GOAL
Repeat every line of the data exactly, but not the pictures.

DATA EXTRACT
%%

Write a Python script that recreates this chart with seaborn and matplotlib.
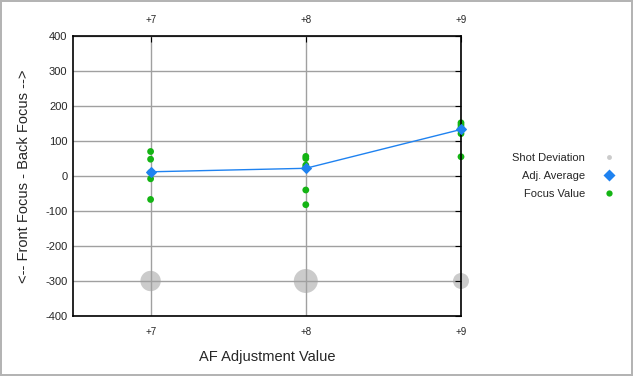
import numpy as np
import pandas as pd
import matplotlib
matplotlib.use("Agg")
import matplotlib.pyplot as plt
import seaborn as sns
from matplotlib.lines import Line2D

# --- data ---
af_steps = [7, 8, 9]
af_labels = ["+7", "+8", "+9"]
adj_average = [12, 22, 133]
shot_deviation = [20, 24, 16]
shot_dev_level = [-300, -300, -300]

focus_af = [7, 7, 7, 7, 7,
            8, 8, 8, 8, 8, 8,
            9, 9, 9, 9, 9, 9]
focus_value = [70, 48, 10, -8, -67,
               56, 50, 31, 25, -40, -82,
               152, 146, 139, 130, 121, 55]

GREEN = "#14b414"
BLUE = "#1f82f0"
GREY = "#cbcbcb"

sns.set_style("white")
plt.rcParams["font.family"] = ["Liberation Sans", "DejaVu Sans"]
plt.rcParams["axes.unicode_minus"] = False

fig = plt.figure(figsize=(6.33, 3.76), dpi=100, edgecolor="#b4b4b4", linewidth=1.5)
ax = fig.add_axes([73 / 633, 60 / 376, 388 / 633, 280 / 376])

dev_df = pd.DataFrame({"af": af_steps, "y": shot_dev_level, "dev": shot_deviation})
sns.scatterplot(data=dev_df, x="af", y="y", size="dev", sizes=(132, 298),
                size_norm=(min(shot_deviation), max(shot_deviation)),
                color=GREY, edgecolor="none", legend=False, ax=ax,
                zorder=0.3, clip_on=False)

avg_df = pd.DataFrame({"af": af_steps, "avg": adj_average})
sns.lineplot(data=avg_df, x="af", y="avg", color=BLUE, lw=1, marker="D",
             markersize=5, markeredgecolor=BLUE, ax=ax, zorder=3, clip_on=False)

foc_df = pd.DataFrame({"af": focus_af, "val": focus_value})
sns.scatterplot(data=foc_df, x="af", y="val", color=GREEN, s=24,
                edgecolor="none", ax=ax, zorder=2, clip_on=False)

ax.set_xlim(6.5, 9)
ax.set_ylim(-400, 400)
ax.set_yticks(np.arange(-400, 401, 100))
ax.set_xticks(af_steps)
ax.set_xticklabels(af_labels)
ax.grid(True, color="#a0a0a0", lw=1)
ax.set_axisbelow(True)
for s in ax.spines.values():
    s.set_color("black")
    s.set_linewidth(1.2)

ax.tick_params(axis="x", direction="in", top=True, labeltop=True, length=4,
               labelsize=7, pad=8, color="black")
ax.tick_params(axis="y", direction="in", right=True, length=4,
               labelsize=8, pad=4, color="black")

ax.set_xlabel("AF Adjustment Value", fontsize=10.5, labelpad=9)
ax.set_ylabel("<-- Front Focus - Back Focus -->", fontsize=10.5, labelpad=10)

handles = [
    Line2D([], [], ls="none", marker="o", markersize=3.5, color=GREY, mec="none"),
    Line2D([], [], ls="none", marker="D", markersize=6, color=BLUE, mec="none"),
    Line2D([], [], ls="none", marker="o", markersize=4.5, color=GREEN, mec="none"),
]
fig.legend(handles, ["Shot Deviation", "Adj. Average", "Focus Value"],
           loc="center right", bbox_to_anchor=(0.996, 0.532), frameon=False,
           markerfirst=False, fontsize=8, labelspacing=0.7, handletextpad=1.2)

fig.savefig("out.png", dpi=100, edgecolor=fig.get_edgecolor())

%%

TASK OUTPUT
Write a Python script that recreates this chart with seaborn and matplotlib.
import numpy as np
import pandas as pd
import matplotlib
matplotlib.use("Agg")
import matplotlib.pyplot as plt
import seaborn as sns
from matplotlib.lines import Line2D

# --- data ---
af_steps = [7, 8, 9]
af_labels = ["+7", "+8", "+9"]
adj_average = [12, 22, 133]
shot_deviation = [20, 24, 16]
shot_dev_level = [-300, -300, -300]

focus_af = [7, 7, 7, 7, 7,
            8, 8, 8, 8, 8, 8,
            9, 9, 9, 9, 9, 9]
focus_value = [70, 48, 10, -8, -67,
               56, 50, 31, 25, -40, -82,
               152, 146, 139, 130, 121, 55]

GREEN = "#14b414"
BLUE = "#1f82f0"
GREY = "#cbcbcb"

sns.set_style("white")
plt.rcParams["font.family"] = ["Liberation Sans", "DejaVu Sans"]
plt.rcParams["axes.unicode_minus"] = False

fig = plt.figure(figsize=(6.33, 3.76), dpi=100, edgecolor="#b4b4b4", linewidth=1.5)
ax = fig.add_axes([73 / 633, 60 / 376, 388 / 633, 280 / 376])

dev_df = pd.DataFrame({"af": af_steps, "y": shot_dev_level, "dev": shot_deviation})
sns.scatterplot(data=dev_df, x="af", y="y", size="dev", sizes=(132, 298),
                size_norm=(min(shot_deviation), max(shot_deviation)),
                color=GREY, edgecolor="none", legend=False, ax=ax,
                zorder=0.3, clip_on=False)

avg_df = pd.DataFrame({"af": af_steps, "avg": adj_average})
sns.lineplot(data=avg_df, x="af", y="avg", color=BLUE, lw=1, marker="D",
             markersize=5, markeredgecolor=BLUE, ax=ax, zorder=3, clip_on=False)

foc_df = pd.DataFrame({"af": focus_af, "val": focus_value})
sns.scatterplot(data=foc_df, x="af", y="val", color=GREEN, s=24,
                edgecolor="none", ax=ax, zorder=2, clip_on=False)

ax.set_xlim(6.5, 9)
ax.set_ylim(-400, 400)
ax.set_yticks(np.arange(-400, 401, 100))
ax.set_xticks(af_steps)
ax.set_xticklabels(af_labels)
ax.grid(True, color="#a0a0a0", lw=1)
ax.set_axisbelow(True)
for s in ax.spines.values():
    s.set_color("black")
    s.set_linewidth(1.2)

ax.tick_params(axis="x", direction="in", top=True, labeltop=True, length=4,
               labelsize=7, pad=8, color="black")
ax.tick_params(axis="y", direction="in", right=True, length=4,
               labelsize=8, pad=4, color="black")

ax.set_xlabel("AF Adjustment Value", fontsize=10.5, labelpad=9)
ax.set_ylabel("<-- Front Focus - Back Focus -->", fontsize=10.5, labelpad=10)

handles = [
    Line2D([], [], ls="none", marker="o", markersize=3.5, color=GREY, mec="none"),
    Line2D([], [], ls="none", marker="D", markersize=6, color=BLUE, mec="none"),
    Line2D([], [], ls="none", marker="o", markersize=4.5, color=GREEN, mec="none"),
]
fig.legend(handles, ["Shot Deviation", "Adj. Average", "Focus Value"],
           loc="center right", bbox_to_anchor=(0.996, 0.532), frameon=False,
           markerfirst=False, fontsize=8, labelspacing=0.7, handletextpad=1.2)

fig.savefig("out.png", dpi=100, edgecolor=fig.get_edgecolor())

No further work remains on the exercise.